## Ch4. Persistence Analysis

Many of the variables in empirical asset pricing research are intended to capture persistent characteristics of the entities in the sample.
This means that the characteristic of the entity that is captured by the given variable is assumed to remain reasonably stable over time.

In this chapter, we discuss a technique that we call persistence analysis. We use persistence analysis to examine whether a given characteristic of the entities in our sample is in fact persistent. Persistence analysis can also be used to examine the ability of the variable in question to capture the desired characteristic of the entity

First Step: calculating cross-sectional correlations between the given variable X measured a certain number of periods apart.
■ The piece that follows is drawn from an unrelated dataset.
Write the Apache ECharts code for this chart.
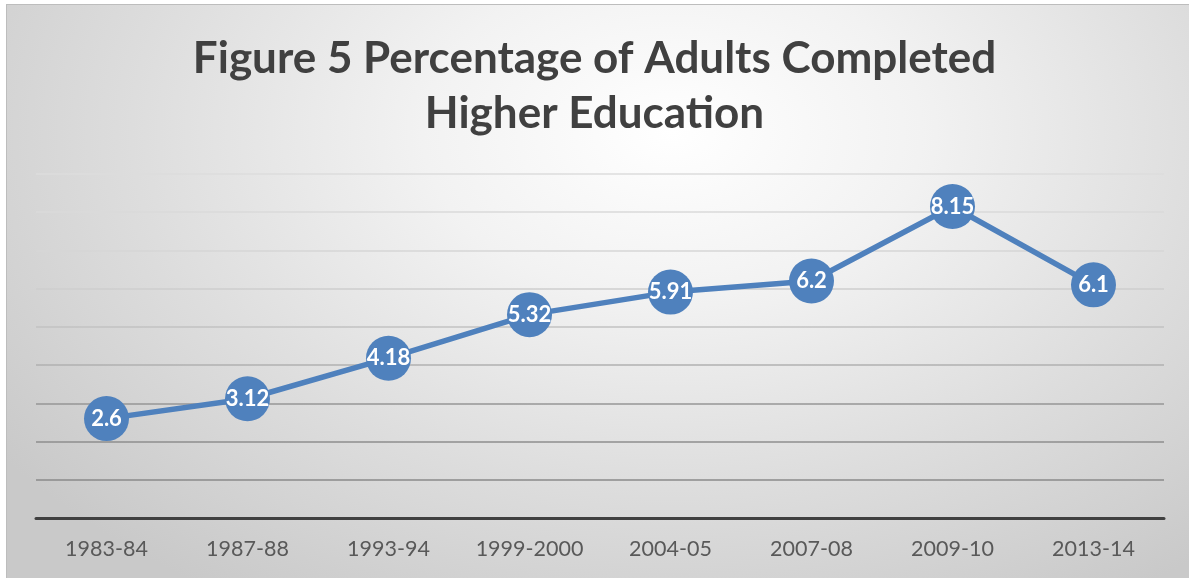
<!DOCTYPE html>
<html>
<head>
<meta charset="utf-8">
<script src="https://cdn.jsdelivr.net/npm/echarts@6/dist/echarts.min.js"></script>
<style>
  html, body { margin: 0; padding: 0; background: #ffffff; }
  #frame {
    position: absolute; left: 6px; top: 4px; width: 1190px; height: 580px;
    border: 1px solid #bdbdbd; box-sizing: border-box;
    background: radial-gradient(ellipse 70% 95% at 56% 22%, #ffffff 0%, #f2f2f2 30%, #dddddd 65%, #c9c9c9 100%);
  }
  #chart { position: absolute; left: 0; top: 0; width: 1189px; height: 578px; }
</style>
</head>
<body>
<div id="frame"></div>
<div id="chart"></div>
<script>
// Survey years and share of adults who completed higher education (%)
const periods = ['1983-84', '1987-88', '1993-94', '1999-2000', '2004-05', '2007-08', '2009-10', '2013-14'];
const completedPct = [2.6, 3.12, 4.18, 5.32, 5.91, 6.2, 8.15, 6.1];
const titleLines = ['Figure 5 Percentage of Adults Completed', 'Higher Education'];

// Gridlines fade from darker near the baseline to lighter near the top
const gridColors = ['#888888', '#8a8a8a', '#8e8e8e', '#969696', '#b0b0b0', '#c2c2c2', '#cecece', '#d6d6d6', '#dadada', '#dcdcdc'];

const chart = echarts.init(document.getElementById('chart'), null, { renderer: 'canvas' });
chart.setOption({
  backgroundColor: 'transparent',
  animation: false,
  title: {
    text: titleLines.join('\n'),
    left: 'center',
    top: 26,
    textStyle: {
      fontFamily: 'Lato',
      fontWeight: 'bold',
      fontSize: 44,
      lineHeight: 55,
      color: '#404040'
    }
  },
  grid: { left: 36, right: 25, top: 174, bottom: 60, containLabel: false },
  xAxis: {
    type: 'category',
    data: periods,
    boundaryGap: true,
    axisLine: { lineStyle: { color: '#404040', width: 3 } },
    axisTick: { show: false },
    axisLabel: {
      interval: 0,
      fontFamily: 'Lato',
      fontSize: 21.5,
      color: '#595959',
      margin: 20
    }
  },
  yAxis: {
    type: 'value',
    min: 0,
    max: 9,
    interval: 1,
    axisLine: { show: false },
    axisTick: { show: false },
    axisLabel: { show: false },
    splitLine: { lineStyle: { color: gridColors, width: 1.5 } }
  },
  series: [{
    type: 'line',
    data: completedPct,
    symbol: 'circle',
    symbolSize: 45,
    lineStyle: { color: '#4f81bd', width: 5.5 },
    itemStyle: { color: '#4f81bd' },
    label: {
      show: true,
      position: 'inside',
      color: '#ffffff',
      fontFamily: 'Lato',
      fontWeight: 'bold',
      fontSize: 22
    },
    z: 3
  }]
});
</script>
</body>
</html>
Second Step: calculating the time-series average of each of these cross-sectional correlations.

이 과정은 보통 empirical asset pricing literatures에서 보고되지 않는 경우가 많다.
하지만, Factor zoo의 수백가지 factor가 실제 consistency를 가지는지, 어떤 방향인지, reversal을 보이는지 체크하는 것은 empirical asset pricing을 수행할 때, 매우 중요한 부분이라 판단되며,
우리는 이 notebook들의 기초가 되는 Empirical Asset Pricing: Cross-Section of Stock Return의 Chapter 5를 확장한다.

In [None]:
# import libraries
import pandas as pd
import numpy as np

Two step으로 이루어진다. 
1. 특정 기간 간격으로 측정된 변수 X(여기서는 firm characteristics or factor) 간의 단면 상관관계를 계산한다. 
2. 이러한 각 횡단면 correlationship의 time-series average 계산. 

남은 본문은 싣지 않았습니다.